Perhaps that’s what has me most worried about the prospect of a mid-life crisis. In talking about excuse banking, I’ve had to think a lot more about the excuses I’ve made in the past and the ones I still make to this day. I’m making these excuses at a time when I’m happy, healthy, and not feeling too old.

That could change a great deal after a few too many birthdays. Beyond the fact that the body always breaks down with age, the world around me is constantly changing. It’s a given that at some point in my life, I’m going to feel a certain level of stress, regret, and anxiety. That might tempted more than just extra excuses.

I’m not sure how that will manifest. Maybe I’ll go wild for a while at parties that I have no business attending. Maybe I’ll try to marry a random stranger on a trip to Las Vegas. Maybe I’ll buy a custom sex doll and name it after one of the characters in my books. It’s hard to know until it happens. I don’t want it to happen, but celebrating another birthday makes me wonder whether it’s inevitable.

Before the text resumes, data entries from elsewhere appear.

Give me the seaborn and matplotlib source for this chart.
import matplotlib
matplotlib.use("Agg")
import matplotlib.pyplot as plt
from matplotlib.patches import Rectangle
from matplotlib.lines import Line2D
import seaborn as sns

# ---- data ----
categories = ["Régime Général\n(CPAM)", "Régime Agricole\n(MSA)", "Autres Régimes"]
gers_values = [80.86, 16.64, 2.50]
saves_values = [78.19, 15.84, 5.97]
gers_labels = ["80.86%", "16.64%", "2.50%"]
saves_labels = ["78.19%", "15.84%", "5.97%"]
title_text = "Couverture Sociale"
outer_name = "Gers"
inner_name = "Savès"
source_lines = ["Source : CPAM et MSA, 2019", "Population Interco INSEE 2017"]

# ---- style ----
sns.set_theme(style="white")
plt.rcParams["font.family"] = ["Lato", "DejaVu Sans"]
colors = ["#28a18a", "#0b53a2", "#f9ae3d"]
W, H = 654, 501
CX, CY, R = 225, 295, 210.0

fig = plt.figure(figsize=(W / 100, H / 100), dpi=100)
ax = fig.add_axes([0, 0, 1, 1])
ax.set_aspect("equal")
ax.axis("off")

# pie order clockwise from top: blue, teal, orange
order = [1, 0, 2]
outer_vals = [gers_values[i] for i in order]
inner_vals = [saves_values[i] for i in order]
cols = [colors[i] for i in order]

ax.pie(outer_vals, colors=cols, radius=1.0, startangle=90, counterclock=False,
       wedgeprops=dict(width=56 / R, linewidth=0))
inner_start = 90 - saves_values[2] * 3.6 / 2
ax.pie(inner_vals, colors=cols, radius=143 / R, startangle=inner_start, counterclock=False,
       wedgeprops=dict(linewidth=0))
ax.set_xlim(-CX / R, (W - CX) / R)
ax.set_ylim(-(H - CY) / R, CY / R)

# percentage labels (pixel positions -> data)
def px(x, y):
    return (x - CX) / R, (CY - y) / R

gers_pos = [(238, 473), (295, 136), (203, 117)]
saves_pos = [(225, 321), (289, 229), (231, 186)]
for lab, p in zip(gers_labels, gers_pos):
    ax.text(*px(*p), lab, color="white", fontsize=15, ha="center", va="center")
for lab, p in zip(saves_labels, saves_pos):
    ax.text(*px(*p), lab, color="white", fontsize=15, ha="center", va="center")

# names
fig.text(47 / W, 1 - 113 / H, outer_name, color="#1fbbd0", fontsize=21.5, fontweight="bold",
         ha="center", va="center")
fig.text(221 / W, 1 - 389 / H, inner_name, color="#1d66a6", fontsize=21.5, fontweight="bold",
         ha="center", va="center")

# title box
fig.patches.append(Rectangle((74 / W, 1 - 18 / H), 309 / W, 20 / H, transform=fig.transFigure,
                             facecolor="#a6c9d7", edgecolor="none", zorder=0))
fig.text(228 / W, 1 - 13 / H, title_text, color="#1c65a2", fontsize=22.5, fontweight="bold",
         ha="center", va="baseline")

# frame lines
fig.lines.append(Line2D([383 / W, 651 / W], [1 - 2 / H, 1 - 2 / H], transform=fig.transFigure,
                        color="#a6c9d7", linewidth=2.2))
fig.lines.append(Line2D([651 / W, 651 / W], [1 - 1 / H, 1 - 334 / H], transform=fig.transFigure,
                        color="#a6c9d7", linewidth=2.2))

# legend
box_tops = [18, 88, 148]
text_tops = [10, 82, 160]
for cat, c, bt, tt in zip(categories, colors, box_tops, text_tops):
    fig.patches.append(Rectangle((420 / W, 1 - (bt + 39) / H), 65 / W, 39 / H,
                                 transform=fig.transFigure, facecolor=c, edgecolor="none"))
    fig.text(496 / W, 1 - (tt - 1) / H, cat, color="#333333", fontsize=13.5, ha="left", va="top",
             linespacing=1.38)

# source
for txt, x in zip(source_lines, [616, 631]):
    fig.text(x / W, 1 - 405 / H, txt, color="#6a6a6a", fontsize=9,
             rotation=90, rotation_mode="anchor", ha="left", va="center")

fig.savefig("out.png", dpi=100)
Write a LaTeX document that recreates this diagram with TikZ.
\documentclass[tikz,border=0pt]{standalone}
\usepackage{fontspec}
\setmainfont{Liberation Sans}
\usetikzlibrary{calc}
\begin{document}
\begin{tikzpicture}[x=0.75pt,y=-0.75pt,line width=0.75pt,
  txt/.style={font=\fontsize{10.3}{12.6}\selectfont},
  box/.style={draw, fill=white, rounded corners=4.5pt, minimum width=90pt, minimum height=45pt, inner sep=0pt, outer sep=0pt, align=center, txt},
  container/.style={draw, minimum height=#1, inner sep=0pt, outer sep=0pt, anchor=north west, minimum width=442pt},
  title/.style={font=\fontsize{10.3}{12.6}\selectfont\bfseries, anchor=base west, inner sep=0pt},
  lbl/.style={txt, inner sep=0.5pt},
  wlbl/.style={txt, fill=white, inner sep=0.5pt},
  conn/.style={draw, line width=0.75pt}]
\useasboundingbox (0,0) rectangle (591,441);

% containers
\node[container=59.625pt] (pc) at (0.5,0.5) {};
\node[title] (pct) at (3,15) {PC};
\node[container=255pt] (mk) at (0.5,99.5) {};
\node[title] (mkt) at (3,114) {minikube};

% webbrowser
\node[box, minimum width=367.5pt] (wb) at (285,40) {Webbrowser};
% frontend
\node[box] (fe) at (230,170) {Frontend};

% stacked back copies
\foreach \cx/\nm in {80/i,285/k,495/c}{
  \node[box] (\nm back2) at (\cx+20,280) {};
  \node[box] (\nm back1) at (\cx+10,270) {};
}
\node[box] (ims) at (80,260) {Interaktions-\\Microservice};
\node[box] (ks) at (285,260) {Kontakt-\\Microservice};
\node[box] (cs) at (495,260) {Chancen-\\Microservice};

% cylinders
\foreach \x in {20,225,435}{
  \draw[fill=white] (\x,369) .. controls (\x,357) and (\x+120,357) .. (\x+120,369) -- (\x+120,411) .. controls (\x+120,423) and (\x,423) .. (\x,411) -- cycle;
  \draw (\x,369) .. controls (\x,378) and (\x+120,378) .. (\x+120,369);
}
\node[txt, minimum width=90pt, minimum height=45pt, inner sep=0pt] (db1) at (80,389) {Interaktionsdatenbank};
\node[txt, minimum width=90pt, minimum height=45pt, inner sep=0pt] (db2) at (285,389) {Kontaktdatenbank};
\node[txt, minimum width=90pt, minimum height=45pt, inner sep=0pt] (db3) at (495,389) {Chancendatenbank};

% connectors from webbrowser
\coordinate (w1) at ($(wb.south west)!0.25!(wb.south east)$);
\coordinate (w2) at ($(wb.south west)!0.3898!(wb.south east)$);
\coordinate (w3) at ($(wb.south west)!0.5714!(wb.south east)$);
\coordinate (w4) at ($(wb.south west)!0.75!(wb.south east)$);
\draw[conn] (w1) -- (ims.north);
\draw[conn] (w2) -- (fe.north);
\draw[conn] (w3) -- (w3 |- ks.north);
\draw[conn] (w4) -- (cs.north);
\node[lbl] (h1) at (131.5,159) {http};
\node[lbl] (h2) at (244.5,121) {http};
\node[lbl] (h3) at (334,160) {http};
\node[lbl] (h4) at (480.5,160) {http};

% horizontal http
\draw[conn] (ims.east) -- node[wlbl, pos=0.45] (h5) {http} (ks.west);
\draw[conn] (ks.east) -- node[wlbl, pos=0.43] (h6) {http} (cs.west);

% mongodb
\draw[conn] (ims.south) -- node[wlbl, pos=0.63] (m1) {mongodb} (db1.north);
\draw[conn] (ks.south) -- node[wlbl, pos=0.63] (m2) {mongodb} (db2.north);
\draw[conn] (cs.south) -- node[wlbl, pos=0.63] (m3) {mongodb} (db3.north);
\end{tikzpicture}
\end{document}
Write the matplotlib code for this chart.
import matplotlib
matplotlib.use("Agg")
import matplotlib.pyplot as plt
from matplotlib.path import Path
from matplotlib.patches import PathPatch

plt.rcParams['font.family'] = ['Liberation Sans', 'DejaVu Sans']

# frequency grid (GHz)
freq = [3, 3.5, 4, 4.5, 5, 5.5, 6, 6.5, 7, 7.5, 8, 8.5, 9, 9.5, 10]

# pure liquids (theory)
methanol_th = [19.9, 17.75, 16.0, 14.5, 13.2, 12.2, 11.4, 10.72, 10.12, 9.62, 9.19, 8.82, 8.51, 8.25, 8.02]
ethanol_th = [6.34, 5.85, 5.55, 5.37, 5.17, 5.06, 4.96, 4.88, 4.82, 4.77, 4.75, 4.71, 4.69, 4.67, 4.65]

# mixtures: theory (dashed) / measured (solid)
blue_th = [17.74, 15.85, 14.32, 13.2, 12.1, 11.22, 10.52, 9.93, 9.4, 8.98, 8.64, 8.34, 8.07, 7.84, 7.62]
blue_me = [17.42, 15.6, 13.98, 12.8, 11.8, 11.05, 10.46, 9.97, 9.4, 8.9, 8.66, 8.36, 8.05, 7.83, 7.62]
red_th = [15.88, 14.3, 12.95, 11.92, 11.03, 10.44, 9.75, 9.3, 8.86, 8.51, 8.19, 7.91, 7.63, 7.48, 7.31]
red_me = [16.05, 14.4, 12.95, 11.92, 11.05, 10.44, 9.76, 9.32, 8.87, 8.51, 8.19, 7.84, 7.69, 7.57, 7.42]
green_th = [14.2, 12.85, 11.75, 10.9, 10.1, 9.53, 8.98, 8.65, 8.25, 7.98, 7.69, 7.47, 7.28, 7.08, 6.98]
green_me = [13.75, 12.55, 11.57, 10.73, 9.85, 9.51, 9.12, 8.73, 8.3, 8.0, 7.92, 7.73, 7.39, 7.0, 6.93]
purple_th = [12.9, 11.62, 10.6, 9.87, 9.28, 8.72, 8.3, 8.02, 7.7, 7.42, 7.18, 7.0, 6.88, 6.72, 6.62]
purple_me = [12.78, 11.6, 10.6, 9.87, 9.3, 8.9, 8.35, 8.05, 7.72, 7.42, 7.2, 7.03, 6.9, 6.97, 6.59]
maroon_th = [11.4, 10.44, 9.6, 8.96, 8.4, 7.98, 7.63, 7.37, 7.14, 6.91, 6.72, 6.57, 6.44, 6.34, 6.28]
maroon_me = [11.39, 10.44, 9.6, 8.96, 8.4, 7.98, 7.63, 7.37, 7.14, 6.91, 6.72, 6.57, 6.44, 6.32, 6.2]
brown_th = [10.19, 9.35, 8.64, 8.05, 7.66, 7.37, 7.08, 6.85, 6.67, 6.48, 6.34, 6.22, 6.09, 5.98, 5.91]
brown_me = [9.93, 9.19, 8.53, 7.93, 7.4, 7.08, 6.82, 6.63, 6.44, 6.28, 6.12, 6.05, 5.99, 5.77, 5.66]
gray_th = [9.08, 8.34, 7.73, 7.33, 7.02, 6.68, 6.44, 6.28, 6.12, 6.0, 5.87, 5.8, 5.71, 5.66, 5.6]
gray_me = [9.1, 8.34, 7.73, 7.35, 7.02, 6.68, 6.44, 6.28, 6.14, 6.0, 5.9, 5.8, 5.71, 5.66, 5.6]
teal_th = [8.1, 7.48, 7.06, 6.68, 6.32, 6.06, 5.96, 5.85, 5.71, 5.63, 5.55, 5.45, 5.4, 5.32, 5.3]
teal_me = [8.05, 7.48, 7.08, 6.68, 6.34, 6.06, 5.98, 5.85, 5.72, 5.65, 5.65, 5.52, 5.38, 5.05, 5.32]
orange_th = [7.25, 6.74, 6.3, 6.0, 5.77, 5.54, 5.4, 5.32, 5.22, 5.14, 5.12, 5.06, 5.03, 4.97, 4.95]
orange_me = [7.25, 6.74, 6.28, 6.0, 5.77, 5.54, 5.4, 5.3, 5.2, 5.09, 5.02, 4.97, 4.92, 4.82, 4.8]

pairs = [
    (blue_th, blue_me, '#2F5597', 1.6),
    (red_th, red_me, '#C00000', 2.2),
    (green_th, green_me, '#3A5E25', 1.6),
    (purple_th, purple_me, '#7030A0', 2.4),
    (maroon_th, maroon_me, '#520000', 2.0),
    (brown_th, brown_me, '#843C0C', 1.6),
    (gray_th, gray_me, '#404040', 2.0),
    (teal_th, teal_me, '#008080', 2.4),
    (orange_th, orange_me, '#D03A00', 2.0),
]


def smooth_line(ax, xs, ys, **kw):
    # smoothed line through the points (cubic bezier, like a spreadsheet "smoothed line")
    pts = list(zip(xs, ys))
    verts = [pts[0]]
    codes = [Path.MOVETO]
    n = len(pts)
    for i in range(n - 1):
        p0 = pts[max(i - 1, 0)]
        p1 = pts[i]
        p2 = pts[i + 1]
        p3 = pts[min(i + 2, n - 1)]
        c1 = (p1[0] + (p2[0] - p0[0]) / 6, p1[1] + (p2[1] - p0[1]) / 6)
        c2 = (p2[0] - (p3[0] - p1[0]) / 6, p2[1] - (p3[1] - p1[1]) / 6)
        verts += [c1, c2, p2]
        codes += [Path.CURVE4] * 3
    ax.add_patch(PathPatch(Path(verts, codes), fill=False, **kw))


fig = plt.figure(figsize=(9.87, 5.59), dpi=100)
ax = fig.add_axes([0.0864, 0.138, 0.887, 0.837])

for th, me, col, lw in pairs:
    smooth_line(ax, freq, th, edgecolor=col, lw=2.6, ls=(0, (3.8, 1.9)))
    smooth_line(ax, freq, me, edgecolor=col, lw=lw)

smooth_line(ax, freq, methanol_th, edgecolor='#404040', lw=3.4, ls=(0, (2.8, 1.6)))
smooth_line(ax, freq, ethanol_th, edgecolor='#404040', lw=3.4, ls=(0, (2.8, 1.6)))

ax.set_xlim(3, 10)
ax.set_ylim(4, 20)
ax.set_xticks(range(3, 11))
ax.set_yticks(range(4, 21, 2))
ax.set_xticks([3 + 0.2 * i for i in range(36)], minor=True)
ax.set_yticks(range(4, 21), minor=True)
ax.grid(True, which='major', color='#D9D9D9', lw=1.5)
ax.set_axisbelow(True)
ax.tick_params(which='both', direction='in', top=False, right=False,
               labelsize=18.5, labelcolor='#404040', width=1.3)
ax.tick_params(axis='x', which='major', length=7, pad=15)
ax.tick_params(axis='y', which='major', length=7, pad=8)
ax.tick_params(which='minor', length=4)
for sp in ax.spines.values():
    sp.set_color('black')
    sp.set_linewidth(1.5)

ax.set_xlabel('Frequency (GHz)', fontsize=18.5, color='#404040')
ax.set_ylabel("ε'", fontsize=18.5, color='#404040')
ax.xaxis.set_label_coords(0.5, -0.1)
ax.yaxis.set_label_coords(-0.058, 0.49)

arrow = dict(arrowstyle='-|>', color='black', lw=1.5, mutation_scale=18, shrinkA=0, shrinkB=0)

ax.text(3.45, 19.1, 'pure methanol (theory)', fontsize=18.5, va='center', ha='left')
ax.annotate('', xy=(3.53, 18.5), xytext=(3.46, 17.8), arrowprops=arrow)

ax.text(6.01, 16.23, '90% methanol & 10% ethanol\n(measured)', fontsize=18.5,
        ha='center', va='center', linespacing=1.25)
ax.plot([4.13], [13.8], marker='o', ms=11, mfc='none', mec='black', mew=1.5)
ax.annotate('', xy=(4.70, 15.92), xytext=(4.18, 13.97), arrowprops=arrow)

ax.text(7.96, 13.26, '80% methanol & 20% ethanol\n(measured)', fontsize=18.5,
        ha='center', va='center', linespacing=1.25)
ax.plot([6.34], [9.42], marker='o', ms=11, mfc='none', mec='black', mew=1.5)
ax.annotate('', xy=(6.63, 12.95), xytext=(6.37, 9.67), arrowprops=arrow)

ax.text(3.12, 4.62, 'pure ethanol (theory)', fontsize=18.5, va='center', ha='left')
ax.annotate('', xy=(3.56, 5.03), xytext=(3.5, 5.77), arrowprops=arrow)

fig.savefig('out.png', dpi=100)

In many respects, I’m well-equipped to either survive a mid-life crisis or avoid it altogether. I have a very strong support network among friends and family. I’m very close to my siblings, my parents, and my friends. A lot of them, especially my parents, know me better than I know myself. If I’m going through something, they’ll often pick up on it before I do.

Having that kind of support always helps. They’ve been a big part of what has inspired me to write this blog and my novels. I sincerely hope that one day, I can find a beautiful, loving woman to share that inspiration with as well. I’m working on that, but for the moment, I’m more vulnerable to a mid-life crisis than most.

At the moment, though, I’m still healthy, sane, and sexy as I’ve ever been. If that changes, chances are my posts on this blog will get a lot crazier and for a blog that has referenced sex robots, sex-positive superheroes, and cheesy romance movies that few men admit to liking, that’s saying a lot.

For this year, though, I’m going to enjoy all the birthday wishes I got from friends and family. I’m going to lavishly spend all the gift cards and eat all the cake. I’ll even have myself an extra beer for good measure.

Another year in this world has helped me improve as a person and as an aspiring erotica/romance writer. I want to keep improving. I also want to be ready for the moment when things in my life get rough.

I know if I can overcome them, I’ll be even better. Maybe I’ll even be able to get a few sexy novels out of them as well. If that kind of story helps me build my success, then I’m willing to endure in the name of all things sexy.